Paving digital desire paths
Desire paths are unofficial shortcuts that demonstrate how people tend to take the path of least resistance. As software designers, we can learn from urban planners: desire paths are a form of user feedback, and by taking users’ digital “desire paths” into account, we can create better software.
If you’ve ever seen unofficial shortcuts of dirt and flattened grass cutting through hedges or around corners, you’ve seen what urban planners call “desire paths.” Desire paths are common enough across cultures that they have many different names: desire lines, cow paths, kemonomichi (“beast trails”), chemins de l’âne (“donkey paths”), and Olifantenpad (“elephant trails”).
Importantly, desire paths aren’t just the result of one person deciding where to go: they’re the result of many people making the same choices independently. People often make similar choices when navigating an environment because people are naturally drawn toward the path of least resistance. Scientific studies have shown that our decision-making is heavily influenced by how difficult we think the different options will be. So when the official paved path isn’t the most direct route to where you want to go, you might decide to walk a more direct, unofficial path instead.

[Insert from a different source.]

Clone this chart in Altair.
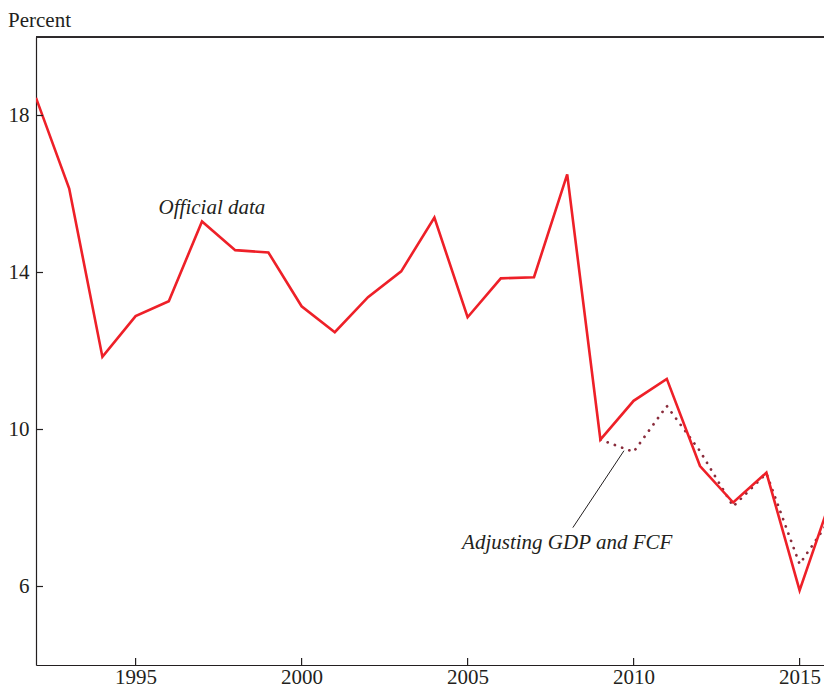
import altair as alt
import pandas as pd

years = list(range(1992, 2017))
official = [18.45, 16.14, 11.85, 12.89, 13.27, 15.30, 14.57, 14.51, 13.14, 12.48,
            13.37, 14.03, 15.40, 12.86, 13.85, 13.88, 16.50, 9.74, 10.73, 11.29,
            9.07, 8.14, 8.90, 5.90, 8.37]
adj_years = list(range(2009, 2017))
adjusted = [9.74, 9.43, 10.60, 9.45, 8.04, 8.88, 6.57, 7.81]

x_ticks = [1995, 2000, 2005, 2010, 2015]
y_ticks = [6, 10, 14, 18]

labels = ["Official data", "Adjusting GDP and FCF"]
label_x = [1997.3, 2008.0]
label_y = [15.5, 6.95]

leader_x = [2008.17, 2009.71]
leader_y = [7.50, 9.46]

FONT = "Liberation Serif"
RED = "#ee2028"
MAROON = "#8a2c3c"
INK = "#231f20"

df_off = pd.DataFrame({"year": years, "value": official})
df_adj = pd.DataFrame({"year": adj_years, "value": adjusted})
df_lab = pd.DataFrame({"text": labels, "x": label_x, "y": label_y})
df_lead = pd.DataFrame({"x": leader_x, "y": leader_y})
df_xt = pd.DataFrame({"v": x_ticks})
df_yt = pd.DataFrame({"v": y_ticks})

W, H = 788, 628

xscale = alt.Scale(domain=[1992, 2015.735], nice=False, zero=False)
yscale = alt.Scale(domain=[4, 20], nice=False, zero=False)

xaxis = alt.Axis(values=x_ticks, format="d", ticks=False, tickSize=0, grid=False,
                 labelPadding=1, title=None, labelFont=FONT, labelFontSize=21,
                 labelColor=INK, domainColor=INK, domainWidth=1.2)
yaxis = alt.Axis(values=y_ticks, ticks=False, tickSize=0, grid=False,
                 labelPadding=7, title=None, labelFont=FONT, labelFontSize=21,
                 labelColor=INK, domainColor=INK, domainWidth=1.2)

adj_line = alt.Chart(df_adj).mark_line(
    color=MAROON, strokeWidth=2.7, strokeDash=[0.1, 7.6], strokeCap="round", clip=True
).encode(
    x=alt.X("year:Q", scale=xscale, axis=xaxis),
    y=alt.Y("value:Q", scale=yscale, axis=yaxis),
)

off_line = alt.Chart(df_off).mark_line(color=RED, strokeWidth=2.6, clip=True).encode(
    x=alt.X("year:Q", scale=xscale),
    y=alt.Y("value:Q", scale=yscale),
)

lead = alt.Chart(df_lead).mark_line(color=INK, strokeWidth=1).encode(
    x=alt.X("x:Q", scale=xscale),
    y=alt.Y("y:Q", scale=yscale),
)

text = alt.Chart(df_lab).mark_text(
    font=FONT, fontSize=21, fontStyle="italic", color=INK, align="center", baseline="alphabetic"
).encode(
    x=alt.X("x:Q", scale=xscale),
    y=alt.Y("y:Q", scale=yscale),
    text="text:N",
)

xt = alt.Chart(df_xt).mark_rule(color=INK, strokeWidth=1.2).encode(
    x=alt.X("v:Q", scale=xscale),
    y=alt.value(H),
    y2=alt.value(H - 7),
)
yt = alt.Chart(df_yt).mark_rule(color=INK, strokeWidth=1.2).encode(
    y=alt.Y("v:Q", scale=yscale),
    x=alt.value(0),
    x2=alt.value(7),
)
top_border = alt.Chart(df_yt).mark_rule(color=INK, strokeWidth=1.2).encode(
    x=alt.value(0),
    x2=alt.value(W),
    y=alt.value(0),
)

chart = alt.layer(adj_line, off_line, lead, text, xt, yt, top_border).properties(
    width=W, height=H,
    autosize=alt.AutoSizeParams(type="none"),
    padding={"left": 28, "top": 29, "right": 0, "bottom": 23},
    title=alt.TitleParams("Percent", anchor="start", font=FONT, fontSize=21,
                          fontWeight="normal", color=INK, offset=5),
).configure_view(stroke=None).configure(background="white")

chart.save("out.html", embed_options={"renderer": "svg", "actions": False})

Desire paths can also emerge when hikers want to admire scenery just off the official path, or when pedestrians want to avoid car traffic. In any case, desire paths are physical evidence of how people feel about their environment. One desire path might say, “It takes too long to get from this building to the carpark,” and another might say, “I want to get a better look at this beautiful lake.”
The urban planners, architects, and park rangers who are responsible for designing and maintaining physical spaces sometimes think of desire paths as a problem to be stopped. They can try to address this “problem” by blocking off desire paths with fences, large rocks, or strongly worded signs.
But when viewed from a different perspective, desire paths can actually point us toward better solutions. After all, desire paths give us real information about what pedestrians actually want — and knowing what pedestrians want allows designers to craft spaces that better match people’s needs. For example, rather than taking a top-down approach to pathway design, architects for several different college campuses, such as Virginia Tech, Illinois Institute of Technology, Michigan State University, and Reed College, waited to see which routes students would take before deciding where to place paved paths.
The same phenomena that create desire paths in physical spaces apply just as much in digital spaces. If users want to accomplish a particular task using a digital tool, they will find a way — whether the product supports it natively or not. On Tumblr, for example, the lack of a dedicated comments section meant that users started using the tags section of posts — intended to be used for searchable keywords — to express their opinions on shared content. Despite being a tool originally designed for financial calculations, spreadsheets are often used as databases the world over (sometimes to disastrous consequences).
As software designers, what can we learn from the unintended uses of our products? Do we take an authoritarian approach, putting additional restrictions on our products to discourage undesired behavior? Or do we embrace these unauthorized solutions, ”paving” the digital pathways that our users have created for themselves?
Twitter has several of the most famous examples of paved digital desire paths. When users needed a way to create extremely specific search terms, they started appending the octothorpe symbol (#) to the beginning of words and phrases to create what are now formally supported in the product as “hashtags.” When users started manually putting “RT” at the beginning of tweets when sharing text authored by other users, Twitter eventually created an official “retweet” feature to accommodate this practice.
Email has been around for over half a century, and in that time people have used email in surprising and unintended ways. So when designing our own product, Twobird, we looked at common email hacks to craft a better email experience. For example, email was designed to allow people to communicate with each other — but users often email themselves notes and reminders. With this in mind, we built notes and reminders directly into the email experience as a first-class feature, so that you can more easily capture your ideas and store them in the same inbox you already use to manage your day.
Another common trend that we noticed was people using their unread emails as an ad-hoc todo list. They use the unread function — originally designed to indicate an email that hadn’t been read — to indicate an email that requires further action at some point in the future. Why? Well, unread emails stand out visually in the inbox, and marking an email as unread is an easy one-click action. And since we spend so much time in our inboxes anyway, having a to-do list in your inbox means you’re less likely to forget about important tasks.
This digital desire path indicates that people want to see which tasks require their attention, without having to expend unnecessary effort. With this in mind, we designed the Twobird inbox to make it even easier for users to see their to-dos: the top of the inbox contains the to-do section, which includes unread email threads, notes, and triggered reminders. We even added a to-do field that makes adding new tasks to your inbox seamless.
Being a product designer requires understanding users’ desires, and you can learn a lot about users’ desires by analyzing their workarounds and shortcuts. Users are neither inherently correct nor incorrect when they take the path of least resistance. However, if you want users to behave in a certain way, you need to create an environment in which the easiest choice for them to make is the one that you want them to make.